Crónica

 

Eram quase oito da noite, pouca gente passeava entre os pavilhões, a visão da cidade com o Tejo ao fundo era deslumbrante e a melancolia do fim de tarde enchia a Feira do Livro de Lisboa. Mas, aqui e ali, emergiam pequenos focos de animação, principalmente em volta dos locais de comes e bebes, onde a maioria dos produtos se apresenta com nomes em inglês, “wraps” crus e petiscos próprios para “trucks”, seja lá o que for que isto significa, em termos gastronómicos.

 

Numa das ruas, um pequeno grupo conversava animado, com muita risota à mistura. Atenção, parece uma voz conhecida! Era Catarina Martins, do BE, cercada de amigos, que trocava piadas amistosas com Adolfo Mesquita Nunes, do CDS, revelando que, entre eles, existe uma cumplicidade que os duelos verbais que travam no Parlamento não deixam adivinhar.

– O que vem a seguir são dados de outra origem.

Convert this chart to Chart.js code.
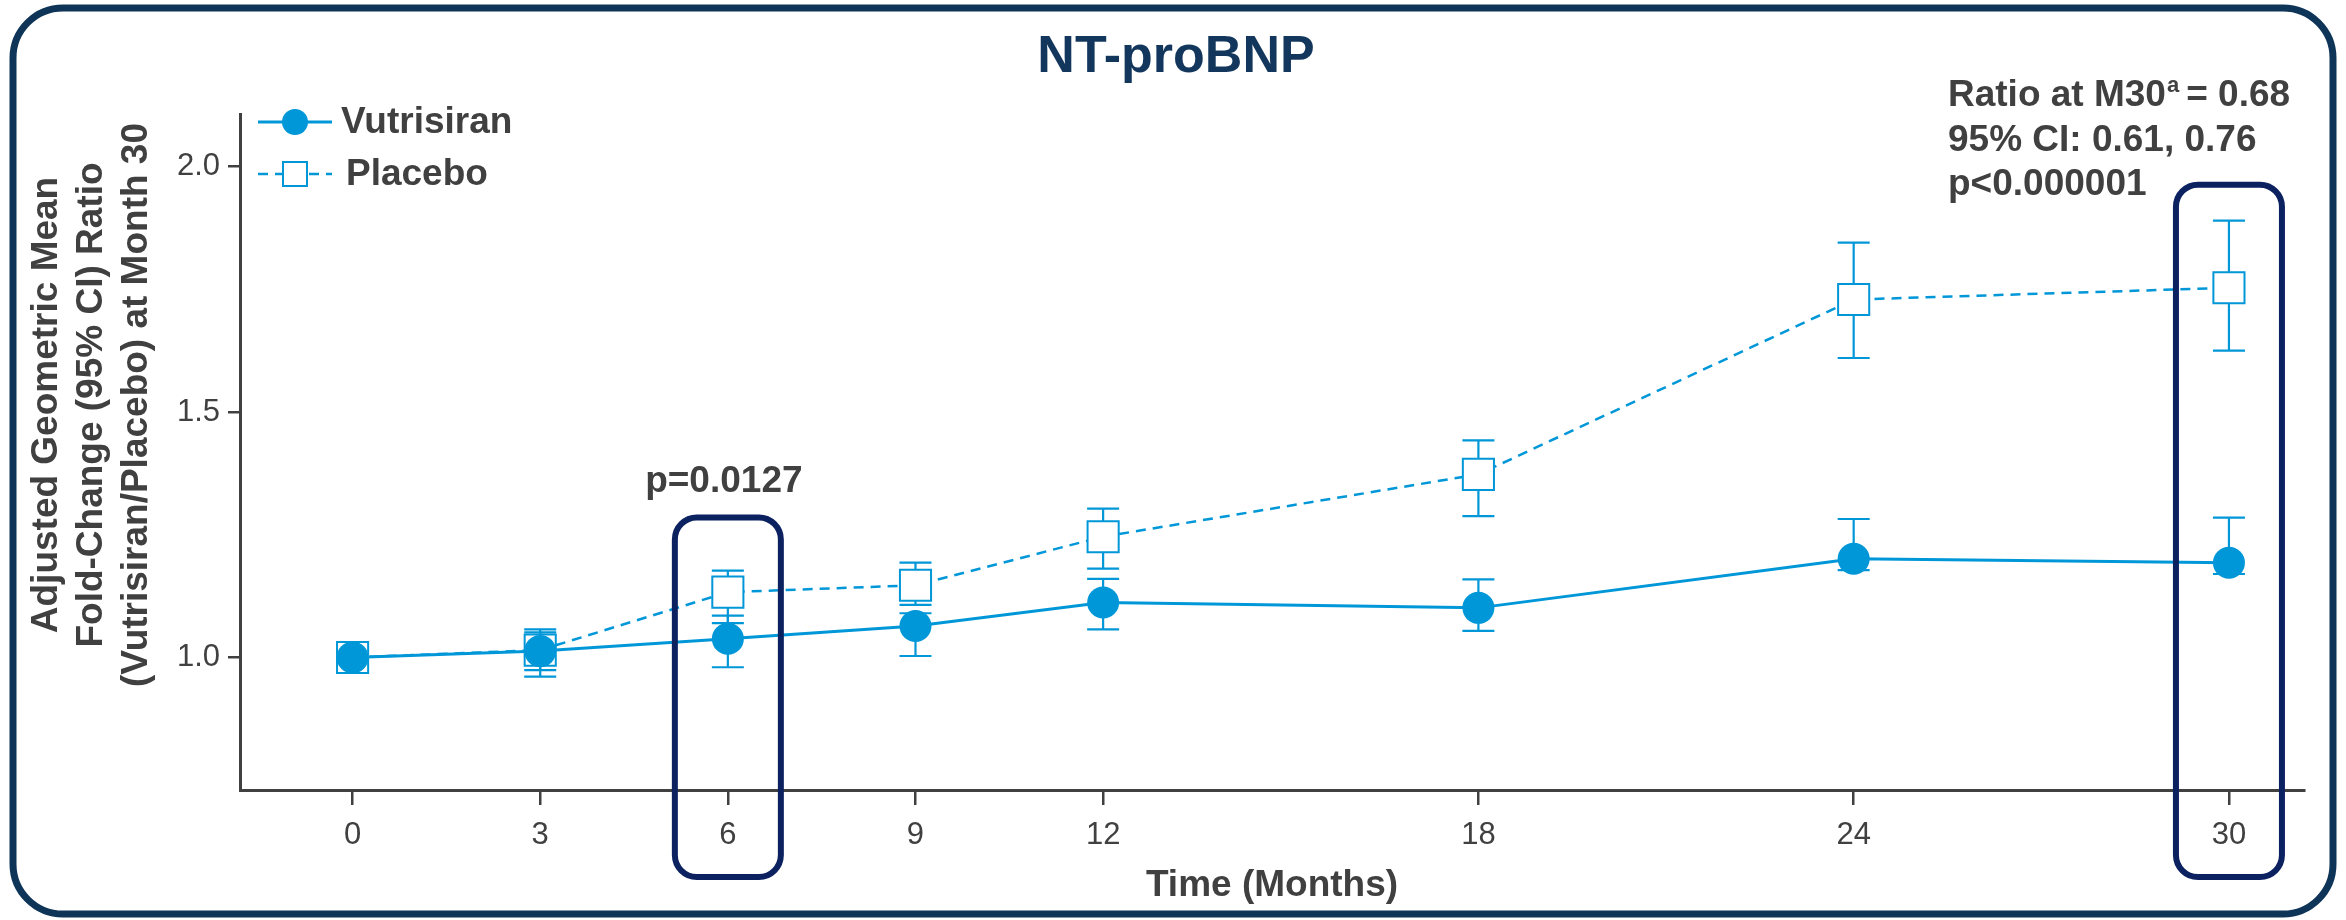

O tom sério da política tinha sido dado, momentos antes, por Francisco Louçã, que, de olhos no chão e ar compenetrado, acabara de sair do recinto da feira, a passo apressado, com um saco cheio de livros.

 

A ajudar à melancolia do final da tarde, dois jovens entoavam velhos êxitos do nacional cançonetismo, adaptados aos tempos modernos, com acompanhamento à viola. “Oiçam, oiçam, o tempo mudou e ela não voltou”, entoavam, perante uma assistência escassa.

 

Algumas pessoas olhavam para os livros expostos, haviam mesmo quem os manuseasse e perguntasse o preço, mas não se via muita gente a comprar.

 

Engano, puro engano, a avaliar pelas palavras entusiásticas do editor da Antígona, Luís Oliveira, que, de boné vermelho na cabeça, do alto dos seus mais de 70 anos, continua um rebelde, com créditos firmados.

 

“Os livros estão a vender-se, já fiz dez vezes mais dinheiro nestes dias do que no ano passado”, garantia ele, enquanto me mete na mão o catálogo que editou para a Feira do Livro, e que, na contracapa, ostenta o lema da Antígona, o qual resume a forma que o seu editor tem de estar na profissão e na vida: “Uma conspiração permanente contra o mundo”. Não resisti a este ímpeto revolucionário e comprei-lhe um livro, “Discurso sobre a Servidão Voluntária”, de La Boétie.

 

A conversa com Luís Oliveira é sempre animada. “Sabes, passou por aqui um tipo, brasileiro, que me disse uma coisa que me deixou a pensar. Disse que ‘temos que nos libertar dos nossos libertadores‘. Não é fantástico? O que achas disto?!”.

 

Não sabia bem o que responder, dado que, chegada a esta altura da vida, não penso em libertar-me de nada, tudo aquilo que não me causa dor me faz falta, por isso penso que a minha época revolucionária ficou bem lá para trás.

 

Do outro lado do vale que separa as duas encostas do Parque Eduardo VII ocupadas pela Feira do Livro, nada de anarquia. Um grupinho de polícias, de cabeças juntas, observava qualquer coisa no pavilhão da PSP, onde o lugar de honra era ocupado por um livro intitulado “A Manutenção da Ordem Pública e Democracia”. Não me ocorreu, sequer, folhear a obra em questão, apenas pensei que em Lisboa há poucos polícias a patrulhar as ruas. Mais uma vez, tive a certeza de que os meus dias rebeldes tinham passado.

 

A Feira do Livro iria encher-se de gente, daí a pouco, uma vez passada a hora do jantar, garantiu-me alguém mais familiarizado que eu com os ritmos do evento. O Tejo azul, a paisagem deslumbrante iriam desaparecer, envolvidos pela escuridão, ofuscados pelas luzes. Saí do Parque Eduardo VII envolta num cheiro a fritos que fazia lembrar a Feira Popular. Lisboa, bela e viva, preparava-se para a noite.